Last week, Child Nutrition Program supervisor Leah Smith presented statistics from the recent fall semester to members of the School Board Budget and Goals Committee. Overall, parish schools served 5 percent fewer breakfasts and lunches compared with fall 2014, she said.

In May, the School Board decided to charge an extra quarter for meals across all grade levels, bringing the cost to $1.25 for breakfast, $2 for elementary lunch and $2.25 for junior high and high school lunch. About half the students in the parish receive free or reduced-priced meals, which were not affected.

Officials said the school system was paying more than $2 million out of the general fund to subsidize the meal program and that the decision was intended to make the food services program more self-sufficient.

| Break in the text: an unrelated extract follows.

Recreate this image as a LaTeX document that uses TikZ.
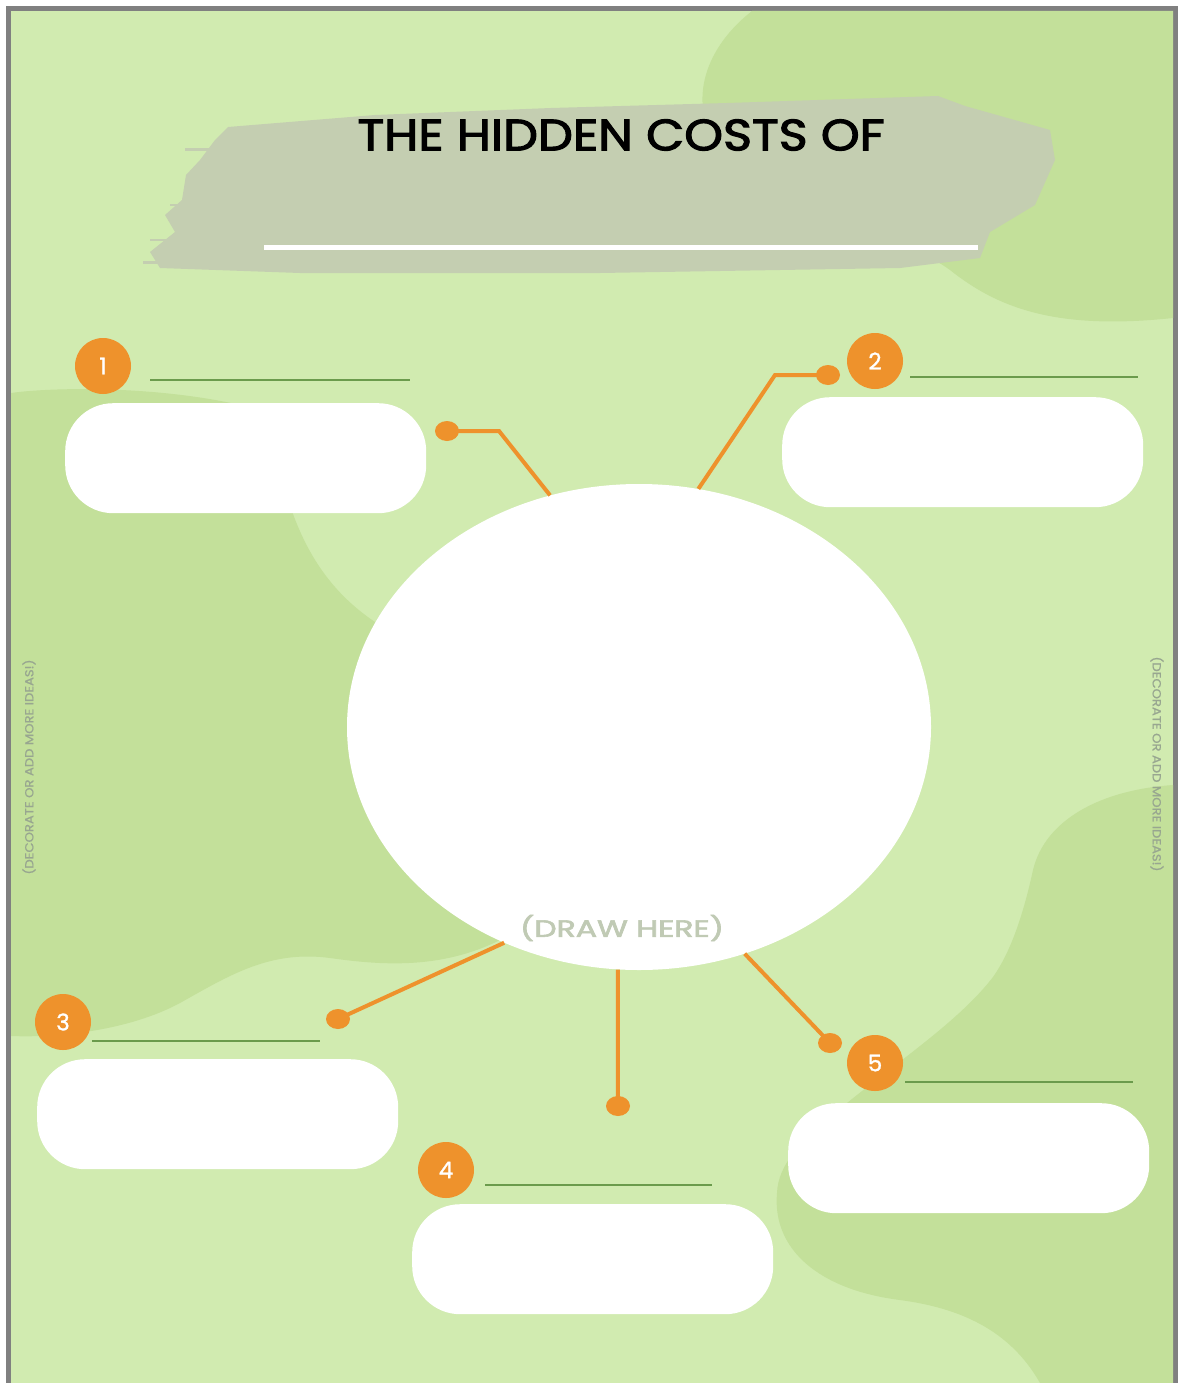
\documentclass[tikz,border=0pt]{standalone}
\usepackage{fontspec}
\setmainfont{Poppins}
\newfontfamily\medfont{Poppins}[FakeBold=1.2]
\newfontfamily\semifont{Poppins}[FakeBold=2.4]
\newfontfamily\sidefont{Poppins}[FakeBold=0.8]
\usepackage{graphicx}
\usetikzlibrary{shapes.geometric}
\definecolor{bgl}{HTML}{D1EBB0}
\definecolor{bgd}{HTML}{C3E09A}
\definecolor{brushc}{HTML}{C4CEB1}
\definecolor{orng}{HTML}{EE922C}
\definecolor{ulin}{HTML}{6B9B4C}
\definecolor{frm}{HTML}{808080}
\definecolor{sidet}{HTML}{98A690}
\definecolor{drawt}{HTML}{C0CAB4}
\begin{document}
\begin{tikzpicture}[x=1pt,y=-1pt,
  answerbox/.style={fill=white, rounded corners=48pt, minimum width=361pt, minimum height=110pt, inner sep=0pt, anchor=north west},
  numc/.style={circle, fill=orng, minimum size=56pt, inner sep=0pt, text=white, font=\fontsize{23}{23}\selectfont\medfont},
  dotn/.style={ellipse, fill=orng, minimum width=24pt, minimum height=20pt, inner sep=0pt},
  conn/.style={draw=orng, line width=4pt},
  uline/.style={draw=ulin, line width=2.5pt},
  sidetext/.style={text=sidet, inner sep=0pt}]
\useasboundingbox (0,0) rectangle (1179,1383);
\fill[white] (0,0) rectangle (1179,1383);
\fill[frm] (6,6) rectangle (1178,1383);
\fill[bgl] (11,11) rectangle (1173,1383);
\begin{scope}
\clip (11,11) rectangle (1173,1383);
% top right blob
\fill[bgd] (752,11) .. controls (715,40) and (695,80) .. (705,120)
  .. controls (720,190) and (880,220) .. (950,270)
  .. controls (1000,310) and (1060,330) .. (1173,318) -- (1173,11) -- cycle;
% left blob
\fill[bgd] (11,393) .. controls (60,386) and (200,385) .. (290,420) -- (293,514)
  .. controls (310,560) and (335,595) .. (375,622) -- (500,940)
  .. controls (440,970) and (380,965) .. (330,958)
  .. controls (270,950) and (230,975) .. (180,1003)
  .. controls (130,1030) and (60,1038) .. (11,1036) -- cycle;
% bottom right blob
\fill[bgd] (1173,785) .. controls (1100,790) and (1045,820) .. (1033,870)
  .. controls (1020,930) and (1005,960) .. (993,977)
  .. controls (960,1020) and (900,1060) .. (847,1103)
  .. controls (800,1140) and (778,1165) .. (777,1193)
  .. controls (772,1250) and (820,1290) .. (900,1300)
  .. controls (960,1308) and (1010,1330) .. (1040,1383) -- (1173,1383) -- cycle;
\end{scope}
% brush stroke
\fill[brushc] (228,127) -- (375,115) -- (551,108) -- (727,103) -- (938,96) -- (965,106)
  -- (1050,130) -- (1055,160) -- (1035,205) -- (990,232) -- (980,258) -- (900,268)
  -- (600,273) -- (300,273) -- (160,268) -- (150,252) -- (175,232) -- (165,215)
  -- (182,200) -- (186,175) -- (200,160) -- (215,140) -- cycle;
\draw[brushc, line width=3pt] (143,262) -- (260,262);
\draw[brushc, line width=2pt] (150,240) -- (240,240);
\draw[brushc, line width=2pt] (170,205) -- (250,205);
\draw[brushc, line width=3pt] (185,150) -- (260,150);
\draw[white, line width=5pt] (264,247) -- (978,247);
\node[inner sep=0pt] (title) at (621,135) {\resizebox{527pt}{31pt}{\semifont THE HIDDEN COSTS OF}};
% side texts
\node[sidetext, rotate=90] (sideL) at (29,767) {\resizebox{215pt}{11pt}{\sidefont (DECORATE OR ADD MORE IDEAS!)}};
\node[sidetext, rotate=-90] (sideR) at (1157,764) {\resizebox{215pt}{11pt}{\sidefont (DECORATE OR ADD MORE IDEAS!)}};
% central ellipse
\node[ellipse, fill=white, minimum width=584pt, minimum height=486pt, inner sep=0pt] (centre) at (639,727) {};
\node[text=drawt, inner sep=0pt] (drawhere) at (622,928) {\resizebox{204pt}{22pt}{\semifont (DRAW HERE)}};
% answer boxes
\node[answerbox] (box1) at (65,403) {};
\node[answerbox] (box2) at (782,397) {};
\node[answerbox] (box3) at (37,1059) {};
\node[answerbox] (box4) at (412,1204) {};
\node[answerbox] (box5) at (788,1103) {};
% number circles
\node[numc] (n1) at (103,366) {1};
\node[numc] (n2) at (875,361) {2};
\node[numc] (n3) at (63,1022) {3};
\node[numc] (n4) at (446,1170) {4};
\node[numc] (n5) at (875,1063) {5};
% underlines
\draw[uline] (150,380) -- (410,380);
\draw[uline] (910,377) -- (1138,377);
\draw[uline] (92,1041) -- (320,1041);
\draw[uline] (485,1185) -- (712,1185);
\draw[uline] (905,1082) -- (1133,1082);
% connectors
\coordinate (b1) at (499,431);
\coordinate (b2) at (775,375);
\node[dotn] (d1) at (447,431) {};
\node[dotn] (d2) at (828,375) {};
\node[dotn] (d3) at (338,1019) {};
\node[dotn] (d4) at (618,1106) {};
\node[dotn] (d5) at (830,1043) {};
\draw[conn] (d1.center) -- (b1) -- (centre.111.5);
\draw[conn] (d2.center) -- (b2) -- (centre.76.8);
\draw[conn] (d3.center) -- (centre.-122.4);
\draw[conn] (d4.center) -- (centre.-95.6);
\draw[conn] (d5.center) -- (centre.-65.1);
\end{tikzpicture}
\end{document}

Officials said the average cost to make each lunch is $3.58, so even after federal reimbursements, each meal costs the system between 43 cents and $1.21. Breakfasts are a bit more cost-effective. In fact, the schools make money — about 20 cents per meal — on food served to children receiving free and reduced-price breakfasts because the federal reimbursement covers the $1.79 cost of each meal.

Smith said her department has reduced the cost to produce breakfast by 7 cents per meal this year. Ultimately, she recommended the School Board not raise meal prices again this year.

The parish also saved $150,000 parishwide last semester by changing its system for ordering food. In the past, individual managers sent their orders directly to companies, but now they must submit their plans to staff in the central office who review the orders and “knock off” excess, Smith said.

The food services department also has reduced the size of its staff by six since the 2014-15 school year to 253 employees, mostly by eliminating part-time positions.

One unanticipated cost recently was for eggs. Egg prices rose after a supply shortage caused by the avian flu.